## BEGIN RECORDED INFORMATION
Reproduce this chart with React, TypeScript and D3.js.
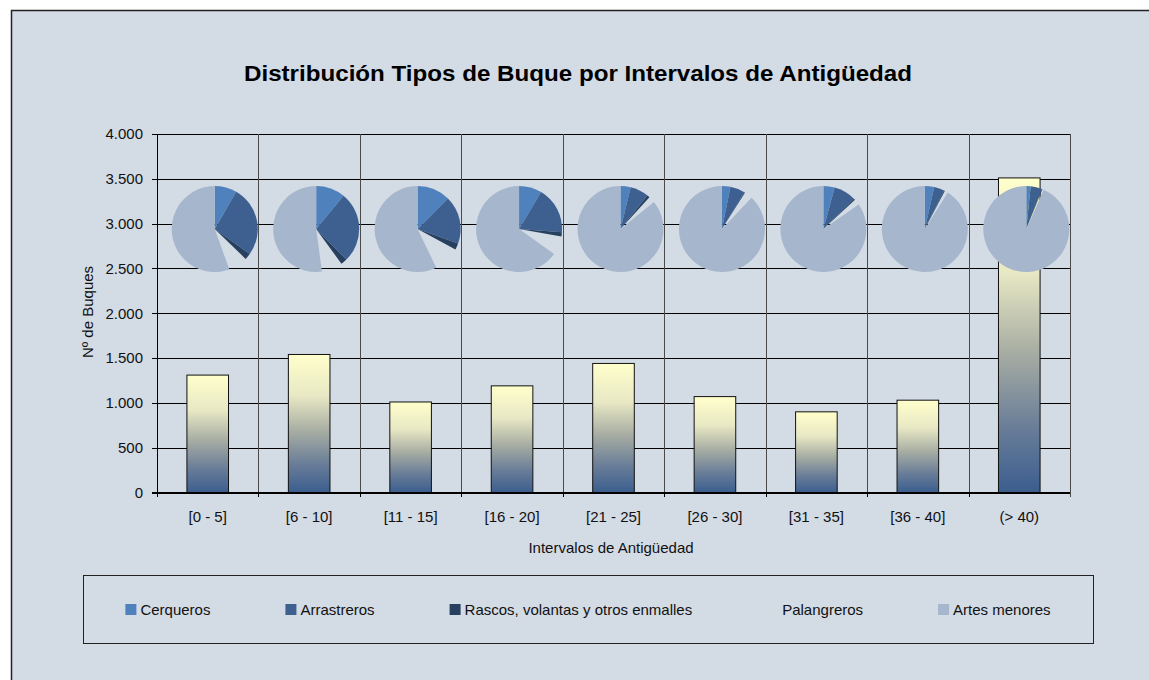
import { useMemo } from "react";
import * as d3 from "d3";

const categories = ["[0 - 5]", "[6 - 10]", "[11 - 15]", "[16 - 20]", "[21 - 25]", "[26 - 30]", "[31 - 35]", "[36 - 40]", "(> 40)"];
const totals = [1310, 1540, 1010, 1190, 1440, 1070, 900, 1030, 3510];

const types = ["Cerqueros", "Arrastreros", "Rascos, volantas y otros enmalles", "Palangreros", "Artes menores"];
const cerqueros = [109, 169, 126, 102, 55, 34, 38, 36, 57];
const arrastreros = [348, 410, 182, 210, 100, 59, 75, 40, 151];
const rascos = [31, 37, 24, 18, 14, 3, 5, 3, 7];
const palangreros = [95, 121, 101, 84, 35, 33, 20, 13, 17];
const artesMenores = [728, 803, 577, 775, 1236, 940, 762, 938, 3279];

const yTicks = [0, 500, 1000, 1500, 2000, 2500, 3000, 3500, 4000];

const typeColors = ["#4F81BD", "#3D6090", "#27405F", "none", "#A6B6CC"];

const W = 1149;
const H = 680;
const FONT = "'Liberation Sans', Arial, sans-serif";
const BG = "#D3DBE5";

const fmt = (v: number) => d3.format(",")(v).replace(/,/g, ".");

export default function App() {
  const x = d3.scaleBand<string>().domain(categories).range([157, 1070]);
  const y = d3.scaleLinear().domain([0, 4000]).range([492.5, 134]);
  const bw = x.bandwidth();
  const barW = bw * 0.41;

  const pie = d3.pie<number>().sort(null).value((d) => d);
  const arc = d3.arc<d3.PieArcDatum<number>>().innerRadius(0).outerRadius(43);
  const series = [cerqueros, arrastreros, rascos, palangreros, artesMenores];

  // legend layout: measure text, center items in the box
  const legend = useMemo(() => {
    const ctx = document.createElement("canvas").getContext("2d")!;
    ctx.font = `15px ${FONT}`;
    const widths = types.map((t) => 15 + ctx.measureText(t).width);
    const gap = 75;
    const total = d3.sum(widths) + gap * (types.length - 1);
    let cur = 588 - total / 2;
    return types.map((t, i) => {
      const pos = cur;
      cur += widths[i] + gap;
      return { t, x: pos };
    });
  }, []);

  return (
    <div style={{ position: "fixed", left: 0, top: 0, width: W, height: H, overflow: "hidden" }}>
      <svg width={W} height={H} style={{ display: "block" }} fontFamily={FONT}>
        <defs>
          <linearGradient id="barGrad" x1="0" y1="0" x2="0" y2="1">
            <stop offset="0" stopColor="#FFFFCC" />
            <stop offset="0.3" stopColor="#E8E8C4" />
            <stop offset="0.55" stopColor="#A8AEA3" />
            <stop offset="0.8" stopColor="#687C98" />
            <stop offset="1" stopColor="#3B5E8E" />
          </linearGradient>
        </defs>
        <rect x={0} y={0} width={W} height={H} fill="#fff" />
        <rect x={11} y={10} width={W} height={H} fill={BG} />
        <path d={`M11.5,${H}V10.5H${W}`} fill="none" stroke="#222" strokeWidth={1.5} />

        <text x={578} y={81} textAnchor="middle" fontSize={22} fontWeight="bold" textLength={668} lengthAdjust="spacingAndGlyphs">
          Distribución Tipos de Buque por Intervalos de Antigüedad
        </text>

        {/* horizontal gridlines + y ticks */}
        {yTicks.map((t) => (
          <g key={t}>
            <line x1={152} x2={1070} y1={Math.round(y(t)) + 0.5} y2={Math.round(y(t)) + 0.5} stroke="#000" strokeWidth={1} />
            <text x={143} y={y(t)} dy="0.36em" textAnchor="end" fontSize={15} fill="#111">
              {fmt(t)}
            </text>
          </g>
        ))}

        {/* vertical gridlines at category boundaries */}
        {categories.map((c) => (
          <line key={c} x1={Math.round(x(c)! + bw) + 0.5} x2={Math.round(x(c)! + bw) + 0.5} y1={134} y2={497} stroke="#4a4a4a" strokeWidth={1} />
        ))}
        <line x1={157.5} x2={157.5} y1={134} y2={493} stroke="#000" />
        {categories.map((c) => (
          <line key={c + "t"} x1={Math.round(x(c)!) + 0.5} x2={Math.round(x(c)!) + 0.5} y1={492} y2={497} stroke="#000" />
        ))}

        {/* bars */}
        {categories.map((c, i) => (
          <rect
            key={c + "b"}
            x={x(c)! + (bw - barW) / 2}
            y={y(totals[i])}
            width={barW}
            height={y(0) - y(totals[i])}
            fill="url(#barGrad)"
            stroke="#111"
            strokeWidth={1}
          />
        ))}
        <line x1={152} x2={1070} y1={492.5} y2={492.5} stroke="#000" />

        {/* pies */}
        {categories.map((c, i) => {
          const arcs = pie(series.map((s) => s[i]));
          return (
            <g key={c + "p"} transform={`translate(${x(c)! + bw / 2 + 7},${y(2940)})`}>
              {arcs.map((a, j) => (
                <path key={j} d={arc(a)!} fill={typeColors[j]} />
              ))}
            </g>
          );
        })}

        {/* x labels */}
        {categories.map((c) => (
          <text key={c + "l"} x={x(c)! + bw / 2} y={522} textAnchor="middle" fontSize={15} fill="#111">
            {c}
          </text>
        ))}
        <text x={611} y={553} textAnchor="middle" fontSize={15} fill="#111">
          Intervalos de Antigüedad
        </text>
        <text transform="translate(93,312) rotate(-90)" textAnchor="middle" fontSize={15} fill="#111">
          Nº de Buques
        </text>

        {/* legend */}
        <rect x={83.5} y={575.5} width={1010} height={68} fill="none" stroke="#222" strokeWidth={1} />
        {legend.map((l, i) => (
          <g key={l.t}>
            <rect x={l.x} y={604} width={11} height={11} fill={typeColors[i]} />
            <text x={l.x + 15} y={614.5} fontSize={15} fill="#111">
              {l.t}
            </text>
          </g>
        ))}
      </svg>
    </div>
  );
}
## END RECORDED INFORMATION
TASK STATEMENT: Restate each line from the start of the listing through the line bearing "900, 1030, 3510];" word for word. Drop the pictures.

EXERCISE SOLUTION:
Reproduce this chart with React, TypeScript and D3.js.
import { useMemo } from "react";
import * as d3 from "d3";

const categories = ["[0 - 5]", "[6 - 10]", "[11 - 15]", "[16 - 20]", "[21 - 25]", "[26 - 30]", "[31 - 35]", "[36 - 40]", "(> 40)"];
const totals = [1310, 1540, 1010, 1190, 1440, 1070, 900, 1030, 3510];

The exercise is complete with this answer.